____ LISTED RECORDS
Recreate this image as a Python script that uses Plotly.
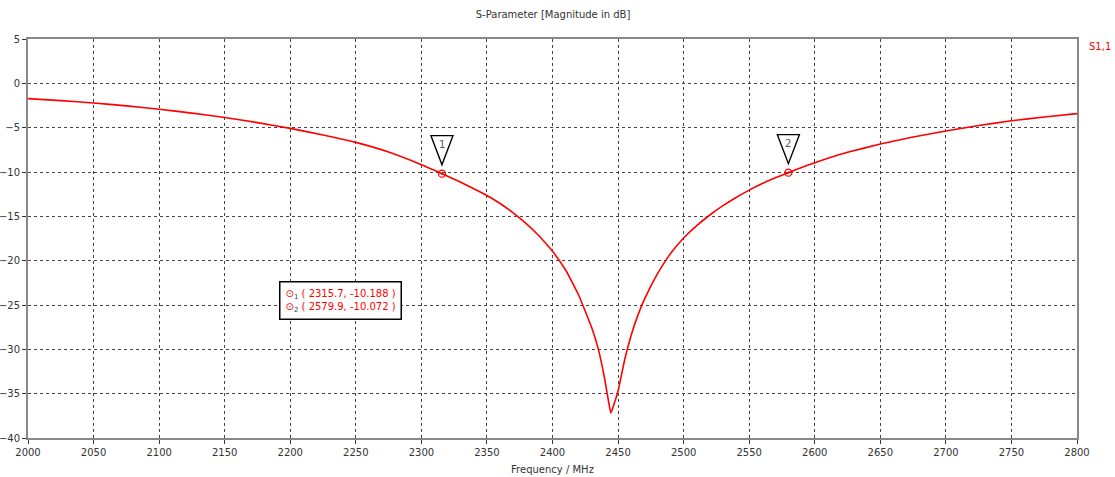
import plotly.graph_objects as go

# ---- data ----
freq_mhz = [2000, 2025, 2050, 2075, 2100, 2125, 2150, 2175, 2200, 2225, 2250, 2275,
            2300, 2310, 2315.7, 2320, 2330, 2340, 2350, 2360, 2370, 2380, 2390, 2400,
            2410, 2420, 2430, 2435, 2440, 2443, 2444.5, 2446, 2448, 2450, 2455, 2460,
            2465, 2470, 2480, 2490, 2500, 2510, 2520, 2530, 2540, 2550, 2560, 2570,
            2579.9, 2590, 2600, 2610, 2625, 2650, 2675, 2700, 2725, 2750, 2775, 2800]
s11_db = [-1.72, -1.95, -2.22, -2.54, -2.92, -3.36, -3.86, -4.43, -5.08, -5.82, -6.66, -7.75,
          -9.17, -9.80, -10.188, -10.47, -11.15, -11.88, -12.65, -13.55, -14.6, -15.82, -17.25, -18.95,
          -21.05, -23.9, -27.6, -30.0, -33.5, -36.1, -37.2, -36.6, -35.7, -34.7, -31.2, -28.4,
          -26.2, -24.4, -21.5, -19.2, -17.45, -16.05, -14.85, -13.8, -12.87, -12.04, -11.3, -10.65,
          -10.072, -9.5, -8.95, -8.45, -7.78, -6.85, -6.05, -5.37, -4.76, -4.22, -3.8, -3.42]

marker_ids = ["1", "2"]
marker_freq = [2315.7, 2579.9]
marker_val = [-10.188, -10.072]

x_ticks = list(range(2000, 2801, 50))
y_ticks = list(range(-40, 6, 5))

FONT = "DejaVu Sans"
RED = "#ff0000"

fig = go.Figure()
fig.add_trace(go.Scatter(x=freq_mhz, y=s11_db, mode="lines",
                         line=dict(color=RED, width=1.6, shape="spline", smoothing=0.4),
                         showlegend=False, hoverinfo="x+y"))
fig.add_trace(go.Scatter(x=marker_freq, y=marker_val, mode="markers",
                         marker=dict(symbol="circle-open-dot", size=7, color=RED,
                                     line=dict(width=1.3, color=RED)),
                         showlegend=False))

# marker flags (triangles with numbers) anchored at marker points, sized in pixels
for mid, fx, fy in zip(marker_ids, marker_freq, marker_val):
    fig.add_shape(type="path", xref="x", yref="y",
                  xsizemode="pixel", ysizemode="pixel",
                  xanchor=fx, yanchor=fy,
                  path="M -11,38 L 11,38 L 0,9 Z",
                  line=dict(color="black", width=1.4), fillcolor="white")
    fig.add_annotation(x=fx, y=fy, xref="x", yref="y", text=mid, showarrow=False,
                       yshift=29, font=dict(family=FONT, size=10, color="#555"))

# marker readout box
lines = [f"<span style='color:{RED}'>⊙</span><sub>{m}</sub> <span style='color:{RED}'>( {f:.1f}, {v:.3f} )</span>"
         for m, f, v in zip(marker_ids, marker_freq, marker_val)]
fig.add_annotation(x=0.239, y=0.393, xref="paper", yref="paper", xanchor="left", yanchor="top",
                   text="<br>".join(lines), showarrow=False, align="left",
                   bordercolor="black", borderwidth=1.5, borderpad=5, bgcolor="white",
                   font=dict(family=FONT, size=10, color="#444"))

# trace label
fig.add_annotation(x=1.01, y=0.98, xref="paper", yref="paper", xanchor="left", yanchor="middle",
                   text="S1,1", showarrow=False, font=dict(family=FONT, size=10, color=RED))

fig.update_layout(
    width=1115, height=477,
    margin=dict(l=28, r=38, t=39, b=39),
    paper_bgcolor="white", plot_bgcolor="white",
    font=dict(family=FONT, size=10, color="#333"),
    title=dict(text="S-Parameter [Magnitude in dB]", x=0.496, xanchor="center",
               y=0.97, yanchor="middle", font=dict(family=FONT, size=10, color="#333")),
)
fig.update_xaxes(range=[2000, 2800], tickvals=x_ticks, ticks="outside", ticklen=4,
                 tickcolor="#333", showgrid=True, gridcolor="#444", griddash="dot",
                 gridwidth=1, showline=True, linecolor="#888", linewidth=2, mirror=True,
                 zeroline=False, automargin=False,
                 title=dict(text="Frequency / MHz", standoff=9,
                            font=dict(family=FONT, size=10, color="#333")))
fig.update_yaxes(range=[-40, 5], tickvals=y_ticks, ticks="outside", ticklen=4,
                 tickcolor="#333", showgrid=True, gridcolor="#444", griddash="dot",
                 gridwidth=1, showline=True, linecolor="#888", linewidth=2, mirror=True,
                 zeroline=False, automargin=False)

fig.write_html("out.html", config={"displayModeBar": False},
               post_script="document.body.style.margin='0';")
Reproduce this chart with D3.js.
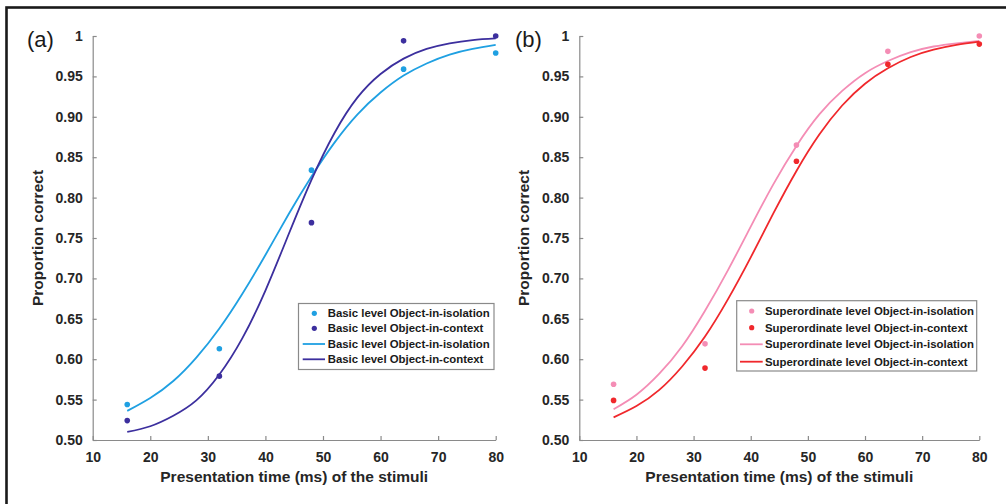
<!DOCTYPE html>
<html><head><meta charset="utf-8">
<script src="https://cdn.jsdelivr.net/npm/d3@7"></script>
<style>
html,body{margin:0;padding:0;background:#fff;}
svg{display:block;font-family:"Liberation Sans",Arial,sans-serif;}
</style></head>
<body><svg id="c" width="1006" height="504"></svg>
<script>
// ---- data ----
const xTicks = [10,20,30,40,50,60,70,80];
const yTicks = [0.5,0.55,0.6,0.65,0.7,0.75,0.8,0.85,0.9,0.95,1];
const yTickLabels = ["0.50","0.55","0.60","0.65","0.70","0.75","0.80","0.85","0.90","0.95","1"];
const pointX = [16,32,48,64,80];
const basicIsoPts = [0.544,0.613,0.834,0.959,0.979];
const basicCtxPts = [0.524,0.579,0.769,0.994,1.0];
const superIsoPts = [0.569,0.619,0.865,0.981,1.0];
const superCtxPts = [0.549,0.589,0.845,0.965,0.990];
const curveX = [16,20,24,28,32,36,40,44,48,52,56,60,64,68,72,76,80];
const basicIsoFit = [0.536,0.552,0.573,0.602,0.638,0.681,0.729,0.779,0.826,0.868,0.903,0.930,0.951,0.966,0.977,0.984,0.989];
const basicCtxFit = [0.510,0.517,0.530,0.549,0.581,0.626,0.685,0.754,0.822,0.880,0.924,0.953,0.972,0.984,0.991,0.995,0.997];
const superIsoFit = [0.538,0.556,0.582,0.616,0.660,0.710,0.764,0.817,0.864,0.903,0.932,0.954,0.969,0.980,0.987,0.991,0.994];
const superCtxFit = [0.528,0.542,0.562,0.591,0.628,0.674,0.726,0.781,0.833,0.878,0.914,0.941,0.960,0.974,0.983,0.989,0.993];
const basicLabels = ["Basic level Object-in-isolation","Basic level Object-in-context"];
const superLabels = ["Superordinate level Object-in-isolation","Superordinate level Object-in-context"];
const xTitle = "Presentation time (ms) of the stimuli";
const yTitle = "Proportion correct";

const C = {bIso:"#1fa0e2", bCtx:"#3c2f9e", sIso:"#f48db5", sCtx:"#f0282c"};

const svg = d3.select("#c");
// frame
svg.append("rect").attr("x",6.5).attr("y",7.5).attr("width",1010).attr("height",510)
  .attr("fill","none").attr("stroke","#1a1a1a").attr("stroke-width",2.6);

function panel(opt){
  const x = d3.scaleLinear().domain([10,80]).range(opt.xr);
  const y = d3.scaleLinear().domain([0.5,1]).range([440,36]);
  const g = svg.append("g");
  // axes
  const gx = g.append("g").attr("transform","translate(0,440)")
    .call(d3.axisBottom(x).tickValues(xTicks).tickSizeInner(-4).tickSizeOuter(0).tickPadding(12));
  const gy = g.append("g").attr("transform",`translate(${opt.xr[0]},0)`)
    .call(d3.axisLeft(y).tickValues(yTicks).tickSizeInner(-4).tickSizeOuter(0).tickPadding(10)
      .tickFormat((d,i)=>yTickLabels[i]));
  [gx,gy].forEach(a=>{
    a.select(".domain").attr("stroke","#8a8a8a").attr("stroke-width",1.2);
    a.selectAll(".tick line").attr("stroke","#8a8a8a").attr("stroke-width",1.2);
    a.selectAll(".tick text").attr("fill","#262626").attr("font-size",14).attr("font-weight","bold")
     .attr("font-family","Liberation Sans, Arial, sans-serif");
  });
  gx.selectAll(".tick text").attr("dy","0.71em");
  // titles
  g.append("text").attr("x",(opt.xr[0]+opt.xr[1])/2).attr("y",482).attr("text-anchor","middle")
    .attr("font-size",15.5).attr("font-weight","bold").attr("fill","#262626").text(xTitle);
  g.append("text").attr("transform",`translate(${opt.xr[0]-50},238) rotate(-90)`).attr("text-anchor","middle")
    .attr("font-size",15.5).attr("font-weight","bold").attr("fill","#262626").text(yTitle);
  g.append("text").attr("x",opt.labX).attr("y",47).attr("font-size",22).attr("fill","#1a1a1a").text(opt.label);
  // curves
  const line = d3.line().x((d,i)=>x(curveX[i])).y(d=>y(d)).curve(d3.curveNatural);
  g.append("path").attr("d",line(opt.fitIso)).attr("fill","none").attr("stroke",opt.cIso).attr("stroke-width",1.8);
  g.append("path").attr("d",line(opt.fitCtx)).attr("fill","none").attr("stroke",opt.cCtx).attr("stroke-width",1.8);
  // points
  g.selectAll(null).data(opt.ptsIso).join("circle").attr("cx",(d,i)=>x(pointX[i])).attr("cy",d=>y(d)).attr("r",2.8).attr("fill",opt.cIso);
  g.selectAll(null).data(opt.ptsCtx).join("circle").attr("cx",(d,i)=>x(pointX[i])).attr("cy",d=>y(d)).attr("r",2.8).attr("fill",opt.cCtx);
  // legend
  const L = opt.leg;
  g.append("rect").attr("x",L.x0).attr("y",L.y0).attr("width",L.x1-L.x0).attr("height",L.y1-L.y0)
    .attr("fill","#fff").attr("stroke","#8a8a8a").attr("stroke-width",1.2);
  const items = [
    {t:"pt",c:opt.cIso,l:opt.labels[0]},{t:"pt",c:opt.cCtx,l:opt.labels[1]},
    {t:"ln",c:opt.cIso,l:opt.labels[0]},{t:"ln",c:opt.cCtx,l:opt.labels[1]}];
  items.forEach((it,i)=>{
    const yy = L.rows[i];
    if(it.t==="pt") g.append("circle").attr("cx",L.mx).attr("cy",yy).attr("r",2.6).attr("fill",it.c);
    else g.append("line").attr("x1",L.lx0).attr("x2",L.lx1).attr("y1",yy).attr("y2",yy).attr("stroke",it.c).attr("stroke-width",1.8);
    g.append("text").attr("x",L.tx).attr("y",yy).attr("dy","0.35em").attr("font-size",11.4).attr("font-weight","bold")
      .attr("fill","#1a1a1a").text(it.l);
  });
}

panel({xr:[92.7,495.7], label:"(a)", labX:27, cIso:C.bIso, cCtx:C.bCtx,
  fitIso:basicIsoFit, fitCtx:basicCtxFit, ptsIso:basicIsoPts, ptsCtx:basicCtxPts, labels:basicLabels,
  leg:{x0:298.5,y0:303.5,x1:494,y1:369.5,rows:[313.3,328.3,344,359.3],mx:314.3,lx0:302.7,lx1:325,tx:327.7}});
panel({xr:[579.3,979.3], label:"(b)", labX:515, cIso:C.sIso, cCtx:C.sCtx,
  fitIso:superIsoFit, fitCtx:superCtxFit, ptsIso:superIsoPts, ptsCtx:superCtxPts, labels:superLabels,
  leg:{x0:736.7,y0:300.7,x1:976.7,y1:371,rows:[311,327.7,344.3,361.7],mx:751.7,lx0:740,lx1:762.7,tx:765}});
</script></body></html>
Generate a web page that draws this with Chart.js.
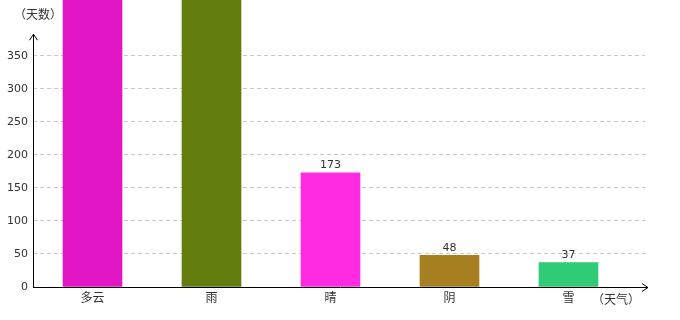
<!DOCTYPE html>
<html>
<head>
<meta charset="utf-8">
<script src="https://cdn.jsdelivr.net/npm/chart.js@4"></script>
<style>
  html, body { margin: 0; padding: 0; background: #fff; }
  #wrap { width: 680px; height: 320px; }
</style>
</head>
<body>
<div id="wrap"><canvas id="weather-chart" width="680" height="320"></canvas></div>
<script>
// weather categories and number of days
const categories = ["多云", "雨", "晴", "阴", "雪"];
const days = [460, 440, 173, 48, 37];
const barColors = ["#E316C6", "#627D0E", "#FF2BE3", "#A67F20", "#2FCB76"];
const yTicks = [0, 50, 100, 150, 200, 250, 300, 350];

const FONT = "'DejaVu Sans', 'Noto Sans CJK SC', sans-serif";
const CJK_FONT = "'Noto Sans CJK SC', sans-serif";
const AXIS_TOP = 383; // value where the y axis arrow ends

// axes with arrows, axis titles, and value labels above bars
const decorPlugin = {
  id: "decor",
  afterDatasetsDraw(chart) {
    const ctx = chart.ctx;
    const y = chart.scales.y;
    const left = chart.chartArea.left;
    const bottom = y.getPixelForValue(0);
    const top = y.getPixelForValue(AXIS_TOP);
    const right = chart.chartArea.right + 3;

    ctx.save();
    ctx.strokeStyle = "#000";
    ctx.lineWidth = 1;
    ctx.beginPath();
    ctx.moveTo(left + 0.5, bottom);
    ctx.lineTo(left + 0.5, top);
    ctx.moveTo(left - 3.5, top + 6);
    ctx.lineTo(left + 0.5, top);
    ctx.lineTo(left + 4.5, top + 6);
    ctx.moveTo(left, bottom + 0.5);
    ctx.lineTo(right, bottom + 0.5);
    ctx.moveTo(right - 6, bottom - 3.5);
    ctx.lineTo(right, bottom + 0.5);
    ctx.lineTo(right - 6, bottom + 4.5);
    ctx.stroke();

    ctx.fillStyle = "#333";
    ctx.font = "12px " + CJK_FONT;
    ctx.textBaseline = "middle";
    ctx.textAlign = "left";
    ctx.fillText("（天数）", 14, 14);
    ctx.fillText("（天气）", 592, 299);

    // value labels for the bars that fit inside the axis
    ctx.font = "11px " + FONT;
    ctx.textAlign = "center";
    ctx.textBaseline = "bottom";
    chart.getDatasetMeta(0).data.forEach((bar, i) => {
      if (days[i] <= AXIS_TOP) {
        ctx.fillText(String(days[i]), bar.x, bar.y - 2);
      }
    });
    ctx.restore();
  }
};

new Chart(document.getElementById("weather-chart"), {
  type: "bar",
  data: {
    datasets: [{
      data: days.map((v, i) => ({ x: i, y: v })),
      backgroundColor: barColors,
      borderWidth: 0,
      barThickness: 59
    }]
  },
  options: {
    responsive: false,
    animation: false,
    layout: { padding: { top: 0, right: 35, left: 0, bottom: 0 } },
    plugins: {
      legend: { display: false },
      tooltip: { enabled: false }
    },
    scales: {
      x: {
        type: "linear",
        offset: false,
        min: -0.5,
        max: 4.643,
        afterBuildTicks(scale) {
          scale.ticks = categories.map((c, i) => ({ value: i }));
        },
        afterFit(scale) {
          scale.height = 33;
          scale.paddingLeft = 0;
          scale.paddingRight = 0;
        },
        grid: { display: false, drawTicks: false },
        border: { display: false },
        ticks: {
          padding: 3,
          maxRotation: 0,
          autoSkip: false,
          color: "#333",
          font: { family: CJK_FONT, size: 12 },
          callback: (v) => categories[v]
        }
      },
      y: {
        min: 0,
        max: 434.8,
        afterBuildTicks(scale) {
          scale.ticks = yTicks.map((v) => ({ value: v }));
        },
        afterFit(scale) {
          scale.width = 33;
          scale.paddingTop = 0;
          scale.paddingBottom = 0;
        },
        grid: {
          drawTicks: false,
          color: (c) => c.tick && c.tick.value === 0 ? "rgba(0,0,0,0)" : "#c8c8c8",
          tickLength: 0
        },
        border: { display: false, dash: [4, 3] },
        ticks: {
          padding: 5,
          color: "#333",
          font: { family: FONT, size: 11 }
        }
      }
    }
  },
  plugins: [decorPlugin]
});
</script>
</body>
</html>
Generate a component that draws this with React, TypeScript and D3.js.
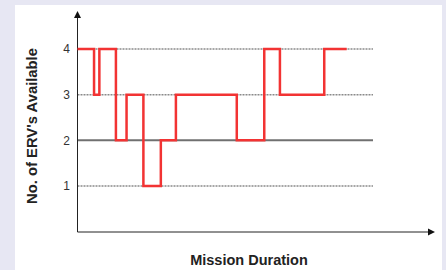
________
Only the lines between the one with "Generate a web" and the one with "const yTicks = [0, 50, 100, 150, 200, 250, 300, 350];", those two included, get copied from the material above. Keep it exact and free of pictures.

Generate a web page that draws this with Chart.js.
<!DOCTYPE html>
<html>
<head>
<meta charset="utf-8">
<script src="https://cdn.jsdelivr.net/npm/chart.js@4"></script>
<style>
  html, body { margin: 0; padding: 0; background: #fff; }
  #wrap { width: 680px; height: 320px; }
</style>
</head>
<body>
<div id="wrap"><canvas id="weather-chart" width="680" height="320"></canvas></div>
<script>
// weather categories and number of days
const categories = ["多云", "雨", "晴", "阴", "雪"];
const days = [460, 440, 173, 48, 37];
const barColors = ["#E316C6", "#627D0E", "#FF2BE3", "#A67F20", "#2FCB76"];
const yTicks = [0, 50, 100, 150, 200, 250, 300, 350];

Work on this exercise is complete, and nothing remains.